Drug Trafficking in Michoacán, Guerrero, and Jalisco: Cartels and the Autodefensas

By Alexandra Smith

Three states in south-central Mexico: Michoacán, Guerrero, and Jalisco are centers of drug-related violence and demonstrate the complicated nature of violence in Mexico’s war on drugs. A number of major cartels operate or have operated in this region, including the Jalisco Cartel New Generation (CJNG), La Familia Michoacána (LFM), the Knights Templar, Viagras, and Cartel del Abuelo.[1] From January to October 2019, at least 6,606 homicides occurred in the three states, making it one of the three most violent regions in Mexico.[2]

These three states, sometimes referred to as the Tierra Caliente, play an important role in drug trafficking and production, while also offering cartels additional revenue streams. In 2016, The Intercept reported that Guerrero was Mexico’s leading producer of opium paste, while Michoacán produced methamphetamine.[3] The region is also a leading grower of limes and avocados, and extortion of farmers provides income to cartels, threatening civilians with no connections to drug traffickers.

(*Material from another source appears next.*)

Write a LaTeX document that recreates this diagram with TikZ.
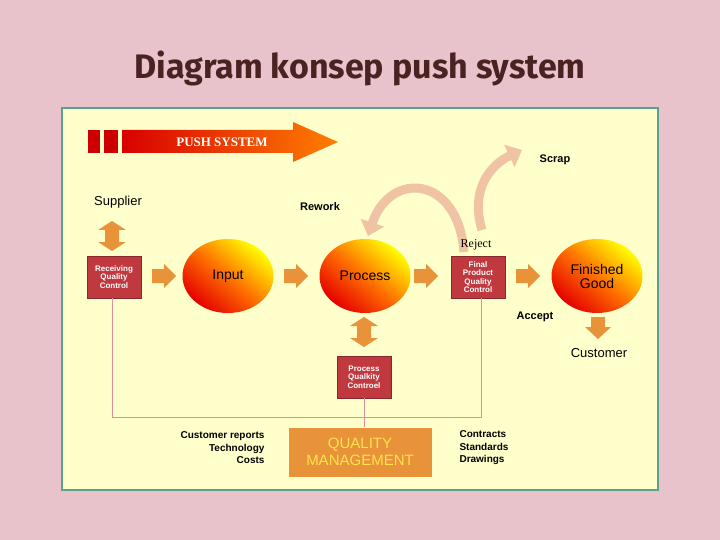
\documentclass[tikz,border=0pt]{standalone}
\usepackage{fontspec}
\setmainfont{Liberation Sans}
\newfontfamily\titlefont{Fira Sans}
\newfontfamily\serifb{Liberation Serif}
\usetikzlibrary{arrows.meta,shapes.geometric}
\definecolor{bgpink}{HTML}{E8C3CB}
\definecolor{panel}{HTML}{FFFFCC}
\definecolor{panelb}{HTML}{5BA08A}
\definecolor{boxred}{HTML}{C0393F}
\definecolor{arrorange}{HTML}{E8923A}
\definecolor{qm}{HTML}{E8923A}
\definecolor{linepink}{HTML}{E0909A}
\definecolor{peach}{HTML}{EFC3A3}
\definecolor{titlec}{HTML}{4B2222}
\tikzset{
 qbox/.style={draw=boxred!70!black,fill=boxred,text=white,font=\bfseries\fontsize{8}{8.5}\selectfont,align=center,inner sep=1pt,minimum width=54pt,minimum height=42pt},
 ball/.style={ellipse,minimum width=91pt,minimum height=74pt,inner sep=0pt,top color=yellow,bottom color=red!90!black,middle color=orange!90!red,shading angle=-40,font=\fontsize{14}{14}\selectfont,align=center},
 rarr/.style={fill=arrorange},
 lbl/.style={font=\bfseries\fontsize{11}{12}\selectfont},
 side/.style={font=\fontsize{10}{12.5}\selectfont\bfseries,align=left},
 conn/.style={draw=linepink,line width=1pt},
 bigcurve/.style={draw=peach,line width=9pt,-{Triangle[width=24pt,length=14pt]}},
}
\newcommand{\rightarr}[1]{\fill[rarr,shift={#1}] (-12,-7) -- (0,-7) -- (0,-12) -- (12,0) -- (0,12) -- (0,7) -- (-12,7) -- cycle;}
\newcommand{\updownarr}[1]{\fill[rarr,shift={#1}] (-7,-6) -- (-14,-6) -- (0,-15) -- (14,-6) -- (7,-6) -- (7,6) -- (14,6) -- (0,15) -- (-14,6) -- (-7,6) -- cycle;}
\begin{document}
\begin{tikzpicture}[x=1pt,y=-1pt]
\fill[bgpink] (0,0) rectangle (720,540);
\useasboundingbox (0,0) rectangle (720,540);
\node[font=\titlefont\bfseries\fontsize{34}{38}\selectfont,text=titlec] (title) at (360,68) {Diagram konsep push system};
\draw[fill=panel,draw=panelb,line width=1.5pt] (62,108) rectangle (658,490);
% push system banner
\fill[red!80!black] (88,130) rectangle (100,153);
\fill[red!80!black] (104,130) rectangle (118,153);
\shade[left color=red!85!black,right color=orange] (122,130) -- (293,130) -- (293,122) -- (338,142) -- (293,162) -- (293,153) -- (122,153) -- cycle;
\node[font=\serifb\bfseries\fontsize{13}{14}\selectfont,text=white] (push) at (222,142) {PUSH SYSTEM};
% curved arrows
\draw[bigcurve] (464,252) .. controls (458,175) and (390,170) .. (368,236);
\draw[bigcurve] (482,230) .. controls (470,190) and (490,165) .. (522,150);
% row
\node[font=\fontsize{13}{14}\selectfont] (supplier) at (118,202) {Supplier};
\updownarr{(112,236)}
\node[qbox] (rqc) at (114,277) {Receiving\\Quality\\Control};
\rightarr{(164,276)}
\node[ball] (input) at (228,276) {Input};
\rightarr{(296,276)}
\node[ball] (process) at (365,276) {Process};
\rightarr{(426,276)}
\node[qbox] (fpqc) at (478,277) {Final\\Product\\Quality\\Control};
\rightarr{(528,276)}
\node[ball] (fg) at (597,276) {Finished\\Good};
\node[font=\serifb\fontsize{12}{13}\selectfont] (reject) at (476,245) {Reject};
\node[lbl] (rework) at (320,207) {Rework};
\node[lbl] (scrap) at (555,160) {Scrap};
\node[lbl] (accept) at (535,317) {Accept};
\fill[rarr] (591,317) -- (605,317) -- (605,327) -- (611,327) -- (598,339) -- (585,327) -- (591,327) -- cycle;
\node[font=\fontsize{13}{14}\selectfont] (customer) at (599,353) {Customer};
\updownarr{(364,332)}
\node[qbox] (pqc) at (364,377) {Process\\Qualkity\\Controel};
% connectors
\coordinate (bl) at (112,417);
\coordinate (br) at (481,417);
\draw[conn] (rqc.south -| bl) -- (bl) -- (br) -- (fpqc.south -| br);
\node[fill=qm,minimum width=143pt,minimum height=49pt,font=\fontsize{15}{17}\selectfont,text=orange!30!yellow!70!white,align=center,inner sep=0pt] (qmbox) at (360,452) {QUALITY\\MANAGEMENT};
\draw[conn] (pqc.south) -- (pqc.south |- qmbox.north);
\node[side,align=right,anchor=east] (lefttxt) at (268,448) {Customer reports\\Technology\\Costs};
\node[side,anchor=west] (righttxt) at (456,448) {Contracts\\Standards\\Drawings};
\end{tikzpicture}
\end{document}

The drug conflict in Michoacán is complicated by the development of autodefensas, local resistance militias formed in communities to fight drug trafficking organizations. One lime farmer, Hipólito Mora Chávez, formed a militia in his community to fight the Knights Templar cartel after years of violence against people in all sectors of society.[4] His experienced, outlined in an Intercept report by Ryan Devereaux, captures the complicated nature of violence in the region: rival cartels and state forces quickly worked to co-opt the autodefensa movement for their own purposes. Groups like the CJNG sent their members to join autodefensas in order to fight their rivals in Michoacán under the guise of heroes protecting endangered communities. The Mexican state, forced to respond to rising violence in the region, responded by making autodefensas an official armed wing of the Mexican state in 2014, giving many cartel members official uniforms in the process.

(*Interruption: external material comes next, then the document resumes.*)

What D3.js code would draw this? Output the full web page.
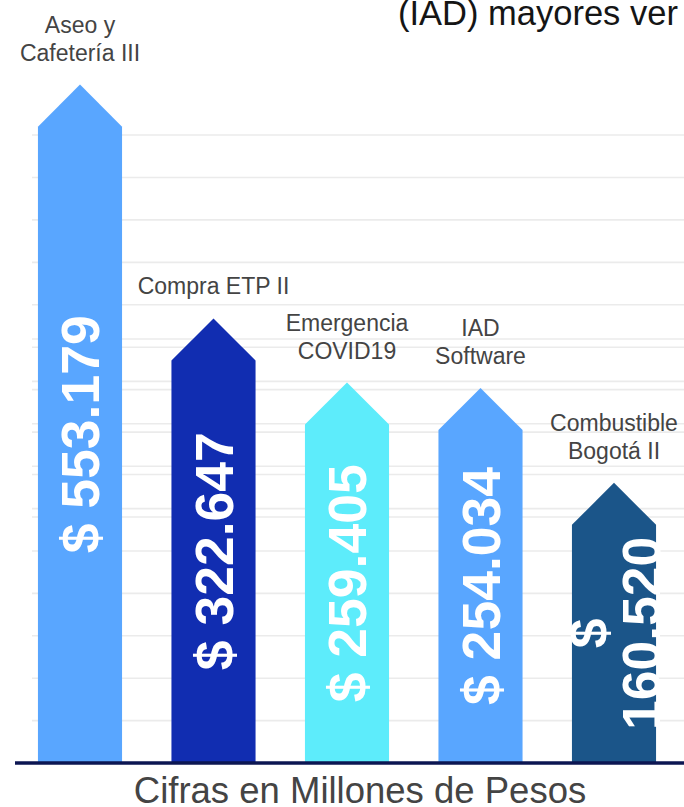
<!DOCTYPE html>
<html>
<head>
<meta charset="utf-8">
<script src="https://cdn.jsdelivr.net/npm/d3@7"></script>
<style>
  html, body { margin: 0; padding: 0; background: #ffffff; overflow: hidden; }
  svg { display: block; }
</style>
</head>
<body>
<script>
// Contract amounts (millions of pesos) shown as upward arrows
const categories = ["Aseo y Cafetería III", "Compra ETP II", "Emergencia COVID19", "IAD Software", "Combustible Bogotá II"];
const categoryLines = [["Aseo y", "Cafetería III"], ["Compra ETP II"], ["Emergencia", "COVID19"], ["IAD", "Software"], ["Combustible", "Bogotá II"]];
const values = [553179, 322647, 259405, 254034, 160520];
const barColors = ["#59a6ff", "#112db1", "#5decfb", "#59a6ff", "#1b5589"];
const titleText = "(IAD) mayores ver";
const axisTitle = "Cifras en Millones de Pesos";

const W = 684, H = 807;
const baseY = 763;

const svg = d3.select("body").append("svg").attr("width", W).attr("height", H);

const es = d3.formatLocale({ decimal: ",", thousands: ".", grouping: [3], currency: ["$ ", ""] });
const fmt = es.format("$,");

const x = d3.scaleBand().domain(categories).range([13.25, 680.75]).paddingInner(0.37).paddingOuter(0.185);
const y = d3.scaleLinear().domain([0, 600000]).range([645.6, 37.1]);

// Background grid: two ruled bands
const gridLower = d3.scaleLinear().domain([0, 10]).range([baseY, 339]);
const gridUpper = d3.scaleLinear().domain([0, 9]).range([517, 135]);
const grid = svg.append("g").attr("stroke", "#ebebeb").attr("stroke-width", 1.6);
grid.selectAll("line.lo").data(d3.range(1, 11)).join("line").attr("class", "lo")
  .attr("x1", 32).attr("x2", W).attr("y1", d => gridLower(d)).attr("y2", d => gridLower(d));
grid.selectAll("line.up").data(d3.range(0, 10)).join("line").attr("class", "up")
  .attr("x1", 32).attr("x2", W).attr("y1", d => gridUpper(d)).attr("y2", d => gridUpper(d));

// Title (runs off the right edge)
svg.append("text").attr("x", 398).attr("y", 25)
  .attr("font-family", "'Liberation Sans', Arial, sans-serif").attr("font-size", 34.5)
  .attr("fill", "#151515").text(titleText);

const data = categories.map((c, i) => ({ c, v: values[i], lines: categoryLines[i], color: barColors[i] }));

// Arrow shapes
const bw = x.bandwidth();
const head = bw / 2;
const arrows = svg.append("g");
arrows.selectAll("path").data(data).join("path")
  .attr("fill", d => d.color)
  .attr("d", d => {
    const x0 = x(d.c), x1 = x0 + bw, xm = x0 + bw / 2, tip = y(d.v);
    return `M${x0},${baseY}L${x0},${tip + head}L${xm},${tip}L${x1},${tip + head}L${x1},${baseY}Z`;
  });

// Value labels, rotated inside each arrow
const valFont = 53.5;
const vlab = svg.append("g").attr("font-family", "'Liberation Sans', Arial, sans-serif")
  .attr("font-weight", "bold").attr("font-size", valFont).attr("fill", "#ffffff").attr("text-anchor", "middle");
data.forEach(d => {
  const cx = x(d.c) + bw / 2;
  const tip = y(d.v);
  const cy = (tip + head / 2 + baseY) / 2;
  const t = vlab.append("text").attr("transform", `translate(${cx},${cy}) rotate(-90)`);
  const label = fmt(d.v);
  t.append("tspan").attr("x", 0).attr("dy", "0.36em").text(label);
  const len = t.node().getComputedTextLength();
  const body = baseY - (tip + head);
  if (len > body - 40) {
    t.selectAll("tspan").remove();
    const parts = label.split(" ");
    const lh = 1.0;
    parts.forEach((p, k) => {
      t.append("tspan").attr("x", 0)
        .attr("dy", k === 0 ? `${0.36 - lh * (parts.length - 1) / 2}em` : `${lh}em`)
        .text(p);
    });
  }
});

// Category names above the arrows
const clab = svg.append("g").attr("font-family", "'Liberation Sans', Arial, sans-serif")
  .attr("font-size", 23).attr("fill", "#444444").attr("text-anchor", "middle");
data.forEach(d => {
  const cx = x(d.c) + bw / 2;
  const lastBase = y(d.v) - 24;
  const n = d.lines.length;
  d.lines.forEach((ln, k) => {
    clab.append("text").attr("x", cx).attr("y", lastBase - (n - 1 - k) * 28).text(ln);
  });
});

// Baseline
svg.append("line").attr("x1", 15).attr("x2", W).attr("y1", baseY).attr("y2", baseY)
  .attr("stroke", "#0c1652").attr("stroke-width", 3.5);

// Axis title
svg.append("text").attr("x", 360).attr("y", 803).attr("text-anchor", "middle")
  .attr("font-family", "'Liberation Sans', Arial, sans-serif").attr("font-size", 36.5)
  .attr("fill", "#444444").text(axisTitle);
</script>
</body>
</html>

The consequence of this process is that an individual facing violence in this region may be facing threats from a variety of sources. They could be threatened by a member of a cartel operating either as a cartel member or masquerading as a member of a popular defense militia. They could be attacked by a genuine member of the autodefensas in a vigilante attack. The official state response to this lawless violence between cartels and autodefensas is demonstrative: the Mexican state is either uninterested or incapable of addressing the violence in Michoacán and instead seeks to paint over legal problems through official certification of violent groups as wings of the state.

Meanwhile, traditional drug trafficking violence remains a problem across this region. The CJNG, which emerged from groups working as subcontractors for the Sinaloa Cartel, has become one of Mexico’s most notorious cartels.[5] In 2019, the CJNG demonstrated its strength by killing 14 police officers in an ambush, and in the past has used public displays of bodies and the shooting down of helicopters to display its power in the region.[6]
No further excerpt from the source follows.